Saturday, July 9, 2011

IRS Panel Discusses Employment Tax Return Examination Process

On June 22, the IRS conducted a webinar called “The Examination Process for Employment Tax Returns.” The webinar was conducted by a panel of four experts, including Anita Bartels, IRS Program Manager in Employment Tax Compliance Policy, and Laird Macmillan, IRS Senior Policy Analyst in Employment Tax Compliance Policy.

What triggers an audit? Bartels discussed some of the circumstances that might trigger an audit. For example, if an employer files many 1099 forms but only one Form W-2, that might trigger an audit. The IRS may also look closely at an S corporation income tax return that reports very little compensation but has a lot of distributions. A Form W-2 and Form 1099 issued to the same person might also pique the IRS's interest, but it's possible for a person to receive both of these forms if he or she performs more than one service for the company. Bartels mentioned that some small businesses make the mistake of reporting a bonus to an employee on Form 1099 that should have been reported on Form W-2. Industry trends might also trigger an audit.

Accountable plan. Worker classification (employee vs. independent contractor) is generally a hot employment tax return examination topic, along with whether an employer has a legitimate accountable plan. Reimbursements (e.g., a mileage or tool allowance) are tax-free to the employee and aren't subject to withholding or payroll taxes if made under an accountable plan. To be treated as made under an accountable plan, a reimbursement must meet all of the following requirements: (1) the reimbursed expense must be allowable as an income tax deduction and must be paid or incurred in connection with performing services as an employee of the employer (business connection), (2) each reimbursed expense must be adequately accounted for to the employer within a reasonable period of time (substantiation), and (3) any amounts in excess of expenses must be returned within a reasonable period of time (return of excess requirement) [Reg. §1.62-2].

Michael M. Lloyd, who works for the law firm of Miller & Chevalier, said that the accountable plan issue comes up in almost every employment tax audit that his firm participates in. If the IRS determines that an employer did not have a valid accountable plan, all of the reimbursements will be reclassified as taxable compensation that is subject to withholding taxes.
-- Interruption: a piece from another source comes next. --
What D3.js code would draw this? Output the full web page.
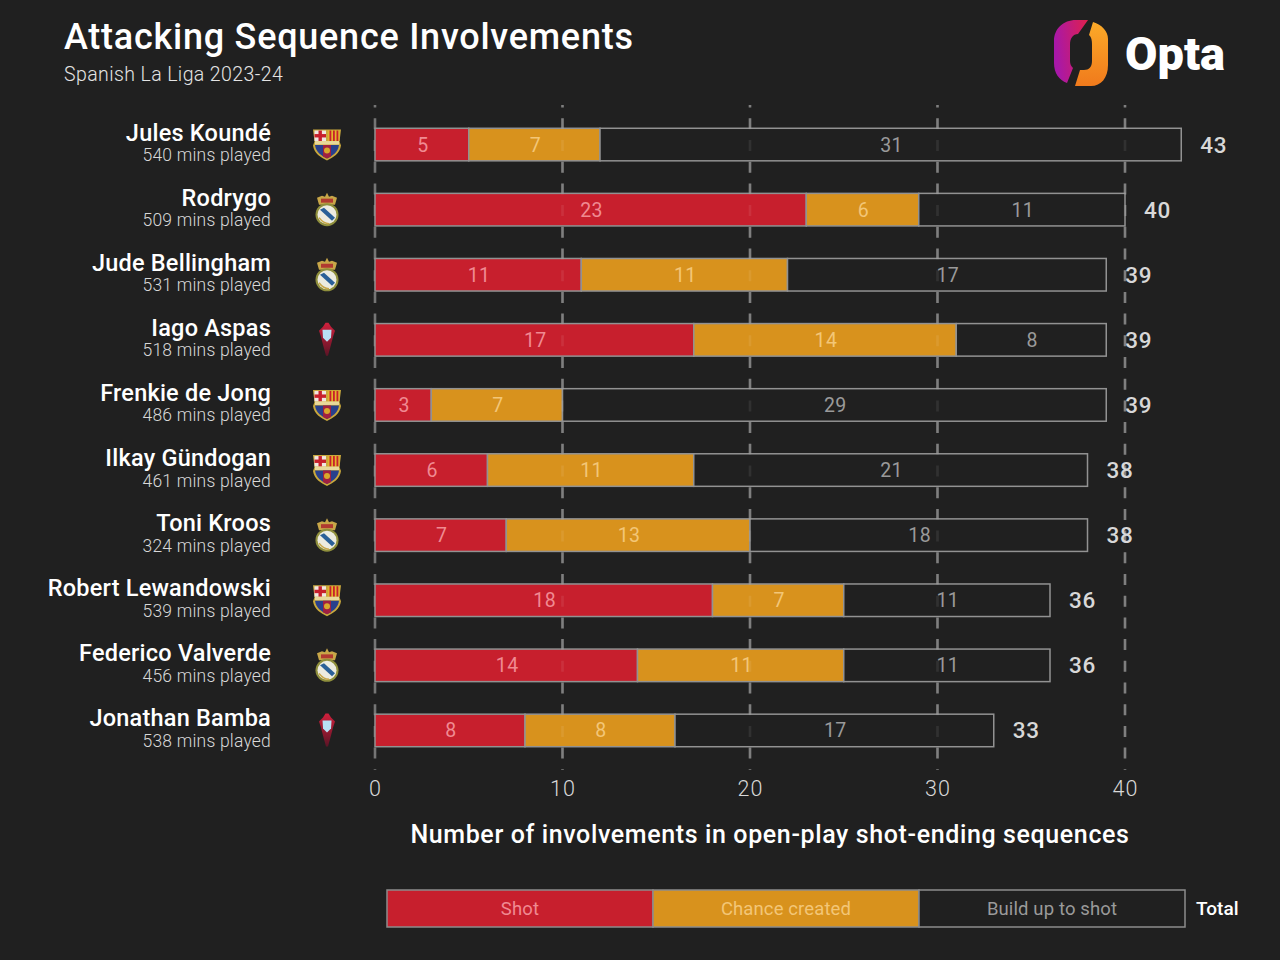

State ramifications. The results of an IRS examination are shared with many state workforce agencies as part of the Questionable Employment Tax Practice (QETP) initiative. More than 35 states have entered into individual information-sharing agreements with the IRS.

Further information. There are many resources available to help employers obtain a better understanding of the IRS examination process. IRS Publication 3498, The Examination Process, includes the following topics: (1) “Your Return Is Going To Be Examined,” (2) “What to Do When You Receive a Bill from the IRS,” (3) “What To Do if You Agree or Disagree with the Examination Results,” (4) “How Do You Appeal a Decision?,” and (5) “After the Examination.” Page 11 of IRS Publication 594, The IRS Collection Process, has information on the collection of employment taxes. There is a video on the IRS Video Portal called “Your Guide to an IRS Audit.”

The June 22 webinar will be archived on the IRS website.